Find the lines with the string "this" and return them.

- _Data for processing_
● ● ●

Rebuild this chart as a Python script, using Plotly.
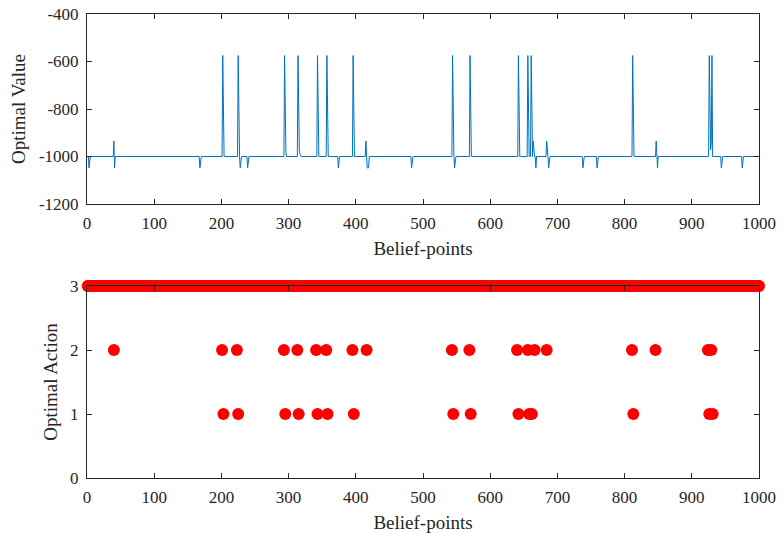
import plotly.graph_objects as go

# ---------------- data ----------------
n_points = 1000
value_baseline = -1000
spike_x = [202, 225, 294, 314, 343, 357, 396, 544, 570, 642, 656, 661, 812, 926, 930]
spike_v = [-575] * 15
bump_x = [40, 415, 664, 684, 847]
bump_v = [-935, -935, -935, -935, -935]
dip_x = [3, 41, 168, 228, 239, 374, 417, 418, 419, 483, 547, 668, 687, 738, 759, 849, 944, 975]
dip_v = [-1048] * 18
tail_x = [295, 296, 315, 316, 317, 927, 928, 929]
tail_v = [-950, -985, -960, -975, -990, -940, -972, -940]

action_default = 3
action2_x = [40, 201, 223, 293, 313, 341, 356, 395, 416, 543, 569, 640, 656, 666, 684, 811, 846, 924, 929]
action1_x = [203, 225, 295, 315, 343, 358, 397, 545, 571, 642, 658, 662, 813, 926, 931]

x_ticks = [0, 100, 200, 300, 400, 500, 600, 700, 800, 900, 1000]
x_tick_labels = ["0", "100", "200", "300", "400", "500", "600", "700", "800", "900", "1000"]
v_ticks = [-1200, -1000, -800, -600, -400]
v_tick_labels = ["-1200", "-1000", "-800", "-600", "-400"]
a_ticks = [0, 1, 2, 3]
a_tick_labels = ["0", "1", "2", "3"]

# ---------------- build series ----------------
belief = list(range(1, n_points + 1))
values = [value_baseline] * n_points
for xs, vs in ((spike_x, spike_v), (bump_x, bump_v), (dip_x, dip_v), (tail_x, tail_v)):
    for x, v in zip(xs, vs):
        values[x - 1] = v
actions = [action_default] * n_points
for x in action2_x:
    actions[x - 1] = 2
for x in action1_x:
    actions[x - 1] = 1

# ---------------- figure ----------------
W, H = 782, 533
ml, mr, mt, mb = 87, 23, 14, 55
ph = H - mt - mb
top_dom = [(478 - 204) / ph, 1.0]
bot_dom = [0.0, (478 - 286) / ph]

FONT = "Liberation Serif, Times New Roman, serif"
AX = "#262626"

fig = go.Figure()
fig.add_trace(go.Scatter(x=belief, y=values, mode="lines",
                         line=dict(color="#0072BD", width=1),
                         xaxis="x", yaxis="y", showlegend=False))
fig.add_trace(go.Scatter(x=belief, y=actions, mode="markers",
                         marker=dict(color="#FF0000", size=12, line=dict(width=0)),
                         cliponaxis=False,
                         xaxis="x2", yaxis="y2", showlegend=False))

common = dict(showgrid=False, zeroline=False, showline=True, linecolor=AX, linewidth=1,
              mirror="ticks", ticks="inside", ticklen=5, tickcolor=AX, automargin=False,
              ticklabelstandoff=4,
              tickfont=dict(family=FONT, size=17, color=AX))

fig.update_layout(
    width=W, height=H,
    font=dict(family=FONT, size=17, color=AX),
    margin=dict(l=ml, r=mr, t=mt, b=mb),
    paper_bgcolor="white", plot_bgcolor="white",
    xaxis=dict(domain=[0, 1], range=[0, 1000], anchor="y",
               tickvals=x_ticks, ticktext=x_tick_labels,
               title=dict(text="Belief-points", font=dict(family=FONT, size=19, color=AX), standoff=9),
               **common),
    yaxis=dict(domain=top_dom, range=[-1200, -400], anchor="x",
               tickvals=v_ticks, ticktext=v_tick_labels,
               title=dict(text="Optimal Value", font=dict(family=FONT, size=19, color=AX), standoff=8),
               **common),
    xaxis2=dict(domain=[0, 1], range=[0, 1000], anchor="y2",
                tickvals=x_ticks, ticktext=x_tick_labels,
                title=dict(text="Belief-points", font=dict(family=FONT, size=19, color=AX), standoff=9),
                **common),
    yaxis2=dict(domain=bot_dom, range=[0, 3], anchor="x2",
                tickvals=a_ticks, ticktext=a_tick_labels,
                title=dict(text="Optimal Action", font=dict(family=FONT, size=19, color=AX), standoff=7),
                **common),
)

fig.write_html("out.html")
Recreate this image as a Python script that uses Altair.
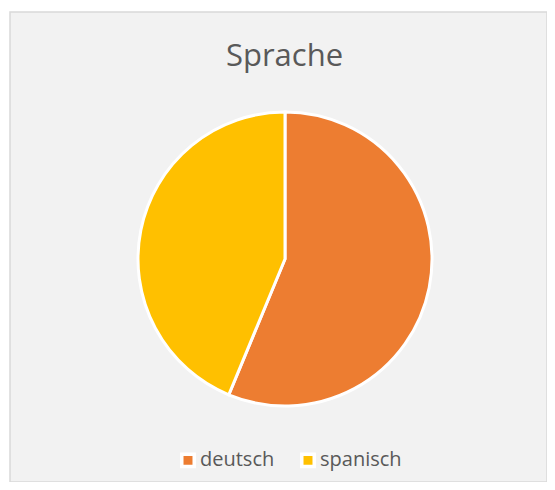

● ● ●

- _Complete output_
Rebuild this chart as a Python script, using Plotly.
Recreate this image as a Python script that uses Altair.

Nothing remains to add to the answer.